I can’t even remember what the “rare” ones were, frankly, but I sure got tired of answering the phone.


PEOPLE WERE FOLLOWING THE UPS TRUCK TO THE STORE.


Creepy.


We’d have to stop work every day to go through the shelves of the store to see what beanies we had and then get back on the phone to answer questions. People called from all over the nation, trying to find the “rare” beanies. We had to package and ship them all over.


I ignored it for a while because it seemed a little silly. But then Ebay called out to me and at the end, just before I left that job, I would get the beanies as they’d come in and then re-sell them.


Sort of.


Those toys took up too much room and some of them weren’t all that cute.
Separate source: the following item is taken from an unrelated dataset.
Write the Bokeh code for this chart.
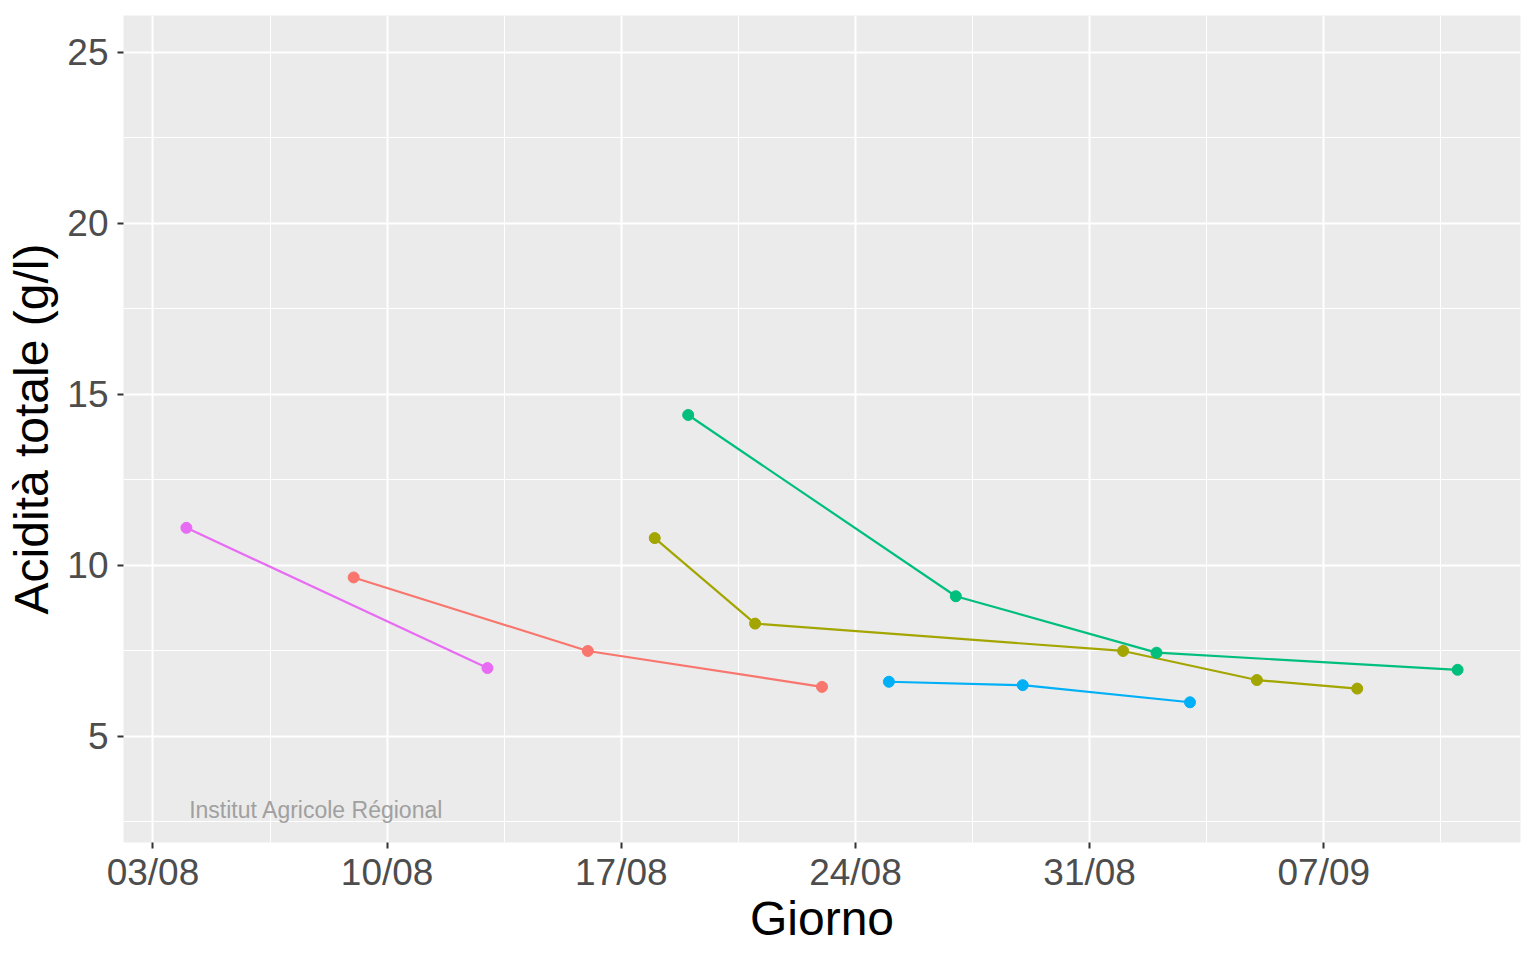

That summer, after I was done working at the shop, I took nearly all of my beanie babies with me on a missions trip to Nicaragua and gave them to kids. The first thing they did was tear the Ty tag off which would cause true Beania fanatics to freak because that would DESTROY THEIR VALUE. That purple Princess Di bear went to some dirt-floor hut and just as well.


The kids saw them as just another fun toy, nothing special, nothing collectible, nothing you could sell on Ebay for hundreds of dollars.


WHICH IS WHAT THEY WERE, REALLY.


Shortly before Nicaragua, Ty announced they were ending beanie babies and they really should have actually stuck to their guns on that because that would have been a more glorious ending. They released the “ultra rare” final collectible ending bear, one people were killing themselves to get, and I got one and it’s probably in a landfill down in Nicaragua somewhere.


Of course, Ty didn’t stop.


“Due to popular demand…” and out they came with more Beanie Babies except this time they changed the style a bit, put more detail on the feet, and just like previous examples of basing your currency and value on something flighty like tulips or the Federal Reserve’s whimsy or toys, their value crashed.


People were left with plastic tubs of these toys. I’m guessing more than one person has had to deal with them after the death of a mother, wondering how much money she spent on toys she never played with or looked at.


I can’t judge too hard.


We all like to collect things to some degree, things that don’t serve any purpose, really, other than being able to say “I have them all!”


I collected stamps for years. Plastic digital Jurassic Park watches that came with Burger King kids’ meals. Disney glasses from McDonald's. From grade 1 to grade 10, I had a killer Garfield collection. Grandma insisted I collect bells, though I never understood why.


(Uh, I collect Hardy Boys’ books and I ALMOST HAVE THEM ALL.)


The way things are going, I don’t see why we don’t have a Beanie Baby-backed U.S. dollar. It’s just as viable at this point in time.


 

1 Nothing drives prices up like scarcity.